◆ What the task requires ◆
Can you return the records below exactly as they stand, but only from the first line through the one with "ax.set_facecolor(bg)"?
------------
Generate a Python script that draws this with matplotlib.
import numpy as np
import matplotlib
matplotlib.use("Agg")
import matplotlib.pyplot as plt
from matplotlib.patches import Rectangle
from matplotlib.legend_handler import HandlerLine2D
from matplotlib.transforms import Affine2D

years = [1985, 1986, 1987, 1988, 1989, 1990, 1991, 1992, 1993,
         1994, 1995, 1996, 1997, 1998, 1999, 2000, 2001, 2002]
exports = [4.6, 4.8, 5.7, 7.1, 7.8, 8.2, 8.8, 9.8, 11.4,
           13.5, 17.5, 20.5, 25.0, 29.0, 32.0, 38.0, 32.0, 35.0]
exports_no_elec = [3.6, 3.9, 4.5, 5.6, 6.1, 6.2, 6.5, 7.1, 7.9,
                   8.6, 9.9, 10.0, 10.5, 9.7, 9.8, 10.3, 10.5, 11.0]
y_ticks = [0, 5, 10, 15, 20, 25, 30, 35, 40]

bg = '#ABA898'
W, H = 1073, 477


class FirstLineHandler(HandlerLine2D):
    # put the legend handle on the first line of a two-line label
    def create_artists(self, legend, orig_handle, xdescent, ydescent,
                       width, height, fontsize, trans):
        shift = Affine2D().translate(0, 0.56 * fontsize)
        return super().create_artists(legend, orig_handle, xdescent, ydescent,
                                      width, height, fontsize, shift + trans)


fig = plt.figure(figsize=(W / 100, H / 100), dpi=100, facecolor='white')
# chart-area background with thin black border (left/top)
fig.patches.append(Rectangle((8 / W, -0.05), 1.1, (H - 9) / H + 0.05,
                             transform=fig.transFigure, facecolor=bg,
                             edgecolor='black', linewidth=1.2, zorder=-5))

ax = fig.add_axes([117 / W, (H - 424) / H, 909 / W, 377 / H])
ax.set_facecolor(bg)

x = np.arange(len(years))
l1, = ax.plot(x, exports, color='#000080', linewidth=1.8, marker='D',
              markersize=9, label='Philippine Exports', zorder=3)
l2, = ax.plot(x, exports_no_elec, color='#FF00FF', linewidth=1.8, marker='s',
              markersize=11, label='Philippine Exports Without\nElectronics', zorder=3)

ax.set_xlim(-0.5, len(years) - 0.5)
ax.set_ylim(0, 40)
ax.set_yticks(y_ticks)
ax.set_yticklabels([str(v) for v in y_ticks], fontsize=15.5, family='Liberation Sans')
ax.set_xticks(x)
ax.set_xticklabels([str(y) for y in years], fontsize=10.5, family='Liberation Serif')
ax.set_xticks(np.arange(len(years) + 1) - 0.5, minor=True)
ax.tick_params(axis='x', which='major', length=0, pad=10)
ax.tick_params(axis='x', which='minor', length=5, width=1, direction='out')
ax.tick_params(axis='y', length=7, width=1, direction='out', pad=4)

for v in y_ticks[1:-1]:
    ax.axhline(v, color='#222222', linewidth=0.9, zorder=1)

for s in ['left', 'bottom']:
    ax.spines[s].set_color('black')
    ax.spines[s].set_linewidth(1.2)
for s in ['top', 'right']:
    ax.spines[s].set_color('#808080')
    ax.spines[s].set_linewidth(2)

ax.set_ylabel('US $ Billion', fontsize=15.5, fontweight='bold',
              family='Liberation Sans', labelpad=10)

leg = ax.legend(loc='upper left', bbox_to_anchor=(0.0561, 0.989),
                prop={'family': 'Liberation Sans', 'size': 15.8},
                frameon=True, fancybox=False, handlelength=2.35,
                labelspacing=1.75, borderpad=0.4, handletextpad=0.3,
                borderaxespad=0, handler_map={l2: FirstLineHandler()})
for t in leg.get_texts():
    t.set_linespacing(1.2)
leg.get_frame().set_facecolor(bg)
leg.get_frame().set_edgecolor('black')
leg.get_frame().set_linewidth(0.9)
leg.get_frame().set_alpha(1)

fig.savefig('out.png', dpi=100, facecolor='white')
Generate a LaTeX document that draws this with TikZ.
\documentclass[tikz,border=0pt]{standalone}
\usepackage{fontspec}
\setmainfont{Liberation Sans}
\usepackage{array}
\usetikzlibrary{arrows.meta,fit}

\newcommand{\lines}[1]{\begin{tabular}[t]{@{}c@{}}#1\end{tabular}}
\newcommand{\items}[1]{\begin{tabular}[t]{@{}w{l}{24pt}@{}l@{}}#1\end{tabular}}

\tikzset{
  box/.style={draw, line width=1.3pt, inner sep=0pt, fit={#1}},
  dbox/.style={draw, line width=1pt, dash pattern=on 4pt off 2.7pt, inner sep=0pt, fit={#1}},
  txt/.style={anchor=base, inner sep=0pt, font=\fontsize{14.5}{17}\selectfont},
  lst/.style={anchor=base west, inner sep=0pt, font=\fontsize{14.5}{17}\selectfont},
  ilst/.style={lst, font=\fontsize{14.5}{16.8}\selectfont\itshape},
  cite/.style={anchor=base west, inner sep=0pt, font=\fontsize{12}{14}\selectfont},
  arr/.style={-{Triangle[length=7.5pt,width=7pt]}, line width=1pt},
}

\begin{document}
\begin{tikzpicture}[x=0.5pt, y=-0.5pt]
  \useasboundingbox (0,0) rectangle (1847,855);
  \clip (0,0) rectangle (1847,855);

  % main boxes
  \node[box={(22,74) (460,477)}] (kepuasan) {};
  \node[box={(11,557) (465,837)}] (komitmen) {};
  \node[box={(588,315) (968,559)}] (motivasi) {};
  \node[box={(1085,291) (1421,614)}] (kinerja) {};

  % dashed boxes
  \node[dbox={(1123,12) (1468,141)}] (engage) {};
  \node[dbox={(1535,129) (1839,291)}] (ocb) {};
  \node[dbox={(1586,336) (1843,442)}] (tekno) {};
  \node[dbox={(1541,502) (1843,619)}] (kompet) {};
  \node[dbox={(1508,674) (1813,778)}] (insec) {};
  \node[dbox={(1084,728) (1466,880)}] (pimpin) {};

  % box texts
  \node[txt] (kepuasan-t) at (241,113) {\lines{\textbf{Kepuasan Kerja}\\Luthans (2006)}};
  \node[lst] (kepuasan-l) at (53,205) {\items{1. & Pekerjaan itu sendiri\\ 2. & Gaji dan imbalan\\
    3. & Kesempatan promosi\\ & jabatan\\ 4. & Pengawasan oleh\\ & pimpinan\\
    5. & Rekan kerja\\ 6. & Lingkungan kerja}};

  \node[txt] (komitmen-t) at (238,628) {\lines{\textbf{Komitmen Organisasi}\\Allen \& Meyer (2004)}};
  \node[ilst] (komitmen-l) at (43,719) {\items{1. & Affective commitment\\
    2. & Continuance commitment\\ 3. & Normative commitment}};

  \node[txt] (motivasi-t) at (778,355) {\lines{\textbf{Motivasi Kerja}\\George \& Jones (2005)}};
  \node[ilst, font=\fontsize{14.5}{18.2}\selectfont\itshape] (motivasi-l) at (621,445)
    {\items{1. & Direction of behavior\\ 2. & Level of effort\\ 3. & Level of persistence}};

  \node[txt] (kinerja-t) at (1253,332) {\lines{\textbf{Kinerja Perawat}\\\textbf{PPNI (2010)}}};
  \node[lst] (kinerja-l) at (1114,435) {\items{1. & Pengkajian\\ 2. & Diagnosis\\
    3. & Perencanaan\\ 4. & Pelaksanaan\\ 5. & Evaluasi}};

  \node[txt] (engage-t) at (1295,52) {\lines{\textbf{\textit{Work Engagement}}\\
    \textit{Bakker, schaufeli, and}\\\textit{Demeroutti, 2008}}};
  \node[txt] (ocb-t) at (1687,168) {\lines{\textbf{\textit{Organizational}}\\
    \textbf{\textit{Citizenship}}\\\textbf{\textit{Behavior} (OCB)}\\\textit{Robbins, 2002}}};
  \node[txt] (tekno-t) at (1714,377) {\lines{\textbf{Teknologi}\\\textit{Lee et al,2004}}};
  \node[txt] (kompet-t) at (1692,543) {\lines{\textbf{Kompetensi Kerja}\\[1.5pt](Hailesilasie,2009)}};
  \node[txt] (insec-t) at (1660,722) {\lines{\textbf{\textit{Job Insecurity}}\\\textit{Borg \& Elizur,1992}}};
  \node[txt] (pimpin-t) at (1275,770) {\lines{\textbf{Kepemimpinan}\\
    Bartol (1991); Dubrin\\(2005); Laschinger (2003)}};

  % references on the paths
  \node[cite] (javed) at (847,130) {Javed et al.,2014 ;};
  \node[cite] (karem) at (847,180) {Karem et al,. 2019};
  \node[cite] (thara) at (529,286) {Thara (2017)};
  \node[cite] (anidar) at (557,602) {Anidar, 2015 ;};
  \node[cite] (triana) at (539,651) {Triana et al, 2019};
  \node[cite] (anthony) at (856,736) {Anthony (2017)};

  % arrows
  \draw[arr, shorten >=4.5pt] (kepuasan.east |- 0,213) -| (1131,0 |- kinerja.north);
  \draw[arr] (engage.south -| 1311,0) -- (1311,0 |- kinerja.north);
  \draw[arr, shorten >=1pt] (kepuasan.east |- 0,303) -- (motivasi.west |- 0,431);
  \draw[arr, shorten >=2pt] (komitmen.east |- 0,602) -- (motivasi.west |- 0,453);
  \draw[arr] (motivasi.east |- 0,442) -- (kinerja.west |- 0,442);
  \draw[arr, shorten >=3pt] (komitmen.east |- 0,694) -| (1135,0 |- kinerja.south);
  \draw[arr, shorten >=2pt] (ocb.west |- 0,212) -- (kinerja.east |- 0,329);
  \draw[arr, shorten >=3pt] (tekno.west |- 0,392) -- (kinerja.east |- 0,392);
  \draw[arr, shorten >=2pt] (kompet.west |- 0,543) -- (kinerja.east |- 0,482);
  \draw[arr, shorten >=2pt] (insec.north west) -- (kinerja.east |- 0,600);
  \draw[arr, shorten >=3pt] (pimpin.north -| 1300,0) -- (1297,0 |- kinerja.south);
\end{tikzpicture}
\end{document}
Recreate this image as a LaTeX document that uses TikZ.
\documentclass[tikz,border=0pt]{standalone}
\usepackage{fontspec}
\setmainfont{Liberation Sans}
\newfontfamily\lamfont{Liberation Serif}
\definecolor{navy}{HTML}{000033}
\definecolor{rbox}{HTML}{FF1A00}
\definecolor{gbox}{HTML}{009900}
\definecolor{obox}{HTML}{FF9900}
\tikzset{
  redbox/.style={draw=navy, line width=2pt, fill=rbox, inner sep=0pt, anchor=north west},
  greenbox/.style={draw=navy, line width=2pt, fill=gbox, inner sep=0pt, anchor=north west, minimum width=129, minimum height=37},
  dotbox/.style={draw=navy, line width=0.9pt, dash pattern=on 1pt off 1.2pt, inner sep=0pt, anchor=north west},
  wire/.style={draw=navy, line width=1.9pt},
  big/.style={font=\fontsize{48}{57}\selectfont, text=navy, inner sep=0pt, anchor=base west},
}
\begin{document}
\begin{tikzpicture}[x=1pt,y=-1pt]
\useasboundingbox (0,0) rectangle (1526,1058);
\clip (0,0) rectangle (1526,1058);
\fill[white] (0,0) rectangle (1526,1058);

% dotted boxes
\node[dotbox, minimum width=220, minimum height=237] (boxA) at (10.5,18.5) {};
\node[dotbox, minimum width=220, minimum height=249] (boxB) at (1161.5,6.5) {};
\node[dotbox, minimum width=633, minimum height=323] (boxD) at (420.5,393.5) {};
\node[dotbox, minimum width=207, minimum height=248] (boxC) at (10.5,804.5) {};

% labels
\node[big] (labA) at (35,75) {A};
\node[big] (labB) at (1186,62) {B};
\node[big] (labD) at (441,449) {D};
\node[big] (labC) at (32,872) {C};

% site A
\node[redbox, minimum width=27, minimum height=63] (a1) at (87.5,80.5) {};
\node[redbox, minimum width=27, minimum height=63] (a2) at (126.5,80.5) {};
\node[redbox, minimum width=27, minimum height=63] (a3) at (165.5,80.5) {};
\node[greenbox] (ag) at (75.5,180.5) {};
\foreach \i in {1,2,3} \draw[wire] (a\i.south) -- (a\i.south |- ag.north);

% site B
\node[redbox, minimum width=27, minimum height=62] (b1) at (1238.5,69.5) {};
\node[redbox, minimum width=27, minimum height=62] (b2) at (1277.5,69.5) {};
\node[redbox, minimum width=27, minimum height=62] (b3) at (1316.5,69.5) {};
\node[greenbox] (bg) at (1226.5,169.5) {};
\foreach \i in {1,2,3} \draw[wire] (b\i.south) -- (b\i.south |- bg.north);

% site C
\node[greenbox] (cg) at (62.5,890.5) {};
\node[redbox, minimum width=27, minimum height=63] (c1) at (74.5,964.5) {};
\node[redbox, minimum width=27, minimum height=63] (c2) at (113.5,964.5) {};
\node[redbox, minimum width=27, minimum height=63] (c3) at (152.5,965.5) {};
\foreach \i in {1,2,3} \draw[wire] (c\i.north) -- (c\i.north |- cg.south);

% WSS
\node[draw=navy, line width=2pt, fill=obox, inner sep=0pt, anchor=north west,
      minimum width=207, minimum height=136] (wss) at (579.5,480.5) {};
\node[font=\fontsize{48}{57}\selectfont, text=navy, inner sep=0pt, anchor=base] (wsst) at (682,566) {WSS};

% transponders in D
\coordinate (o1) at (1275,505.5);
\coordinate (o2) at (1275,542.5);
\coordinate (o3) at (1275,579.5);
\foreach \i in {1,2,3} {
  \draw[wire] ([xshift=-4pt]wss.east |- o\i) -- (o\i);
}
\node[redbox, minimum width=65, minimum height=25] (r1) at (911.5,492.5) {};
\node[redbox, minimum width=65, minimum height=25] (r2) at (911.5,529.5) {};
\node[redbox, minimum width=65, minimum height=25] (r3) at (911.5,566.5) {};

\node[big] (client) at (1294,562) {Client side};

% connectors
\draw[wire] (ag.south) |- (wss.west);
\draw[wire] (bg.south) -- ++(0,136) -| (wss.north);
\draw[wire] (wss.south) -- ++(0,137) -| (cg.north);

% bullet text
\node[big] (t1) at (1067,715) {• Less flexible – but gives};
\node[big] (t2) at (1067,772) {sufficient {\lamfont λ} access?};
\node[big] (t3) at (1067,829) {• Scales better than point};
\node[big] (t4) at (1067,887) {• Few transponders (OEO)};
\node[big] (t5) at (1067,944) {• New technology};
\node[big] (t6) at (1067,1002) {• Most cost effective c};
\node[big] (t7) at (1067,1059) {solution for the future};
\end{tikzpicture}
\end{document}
------------
◆ Answer below ◆
Generate a Python script that draws this with matplotlib.
import numpy as np
import matplotlib
matplotlib.use("Agg")
import matplotlib.pyplot as plt
from matplotlib.patches import Rectangle
from matplotlib.legend_handler import HandlerLine2D
from matplotlib.transforms import Affine2D

years = [1985, 1986, 1987, 1988, 1989, 1990, 1991, 1992, 1993,
         1994, 1995, 1996, 1997, 1998, 1999, 2000, 2001, 2002]
exports = [4.6, 4.8, 5.7, 7.1, 7.8, 8.2, 8.8, 9.8, 11.4,
           13.5, 17.5, 20.5, 25.0, 29.0, 32.0, 38.0, 32.0, 35.0]
exports_no_elec = [3.6, 3.9, 4.5, 5.6, 6.1, 6.2, 6.5, 7.1, 7.9,
                   8.6, 9.9, 10.0, 10.5, 9.7, 9.8, 10.3, 10.5, 11.0]
y_ticks = [0, 5, 10, 15, 20, 25, 30, 35, 40]

bg = '#ABA898'
W, H = 1073, 477


class FirstLineHandler(HandlerLine2D):
    # put the legend handle on the first line of a two-line label
    def create_artists(self, legend, orig_handle, xdescent, ydescent,
                       width, height, fontsize, trans):
        shift = Affine2D().translate(0, 0.56 * fontsize)
        return super().create_artists(legend, orig_handle, xdescent, ydescent,
                                      width, height, fontsize, shift + trans)


fig = plt.figure(figsize=(W / 100, H / 100), dpi=100, facecolor='white')
# chart-area background with thin black border (left/top)
fig.patches.append(Rectangle((8 / W, -0.05), 1.1, (H - 9) / H + 0.05,
                             transform=fig.transFigure, facecolor=bg,
                             edgecolor='black', linewidth=1.2, zorder=-5))

ax = fig.add_axes([117 / W, (H - 424) / H, 909 / W, 377 / H])
ax.set_facecolor(bg)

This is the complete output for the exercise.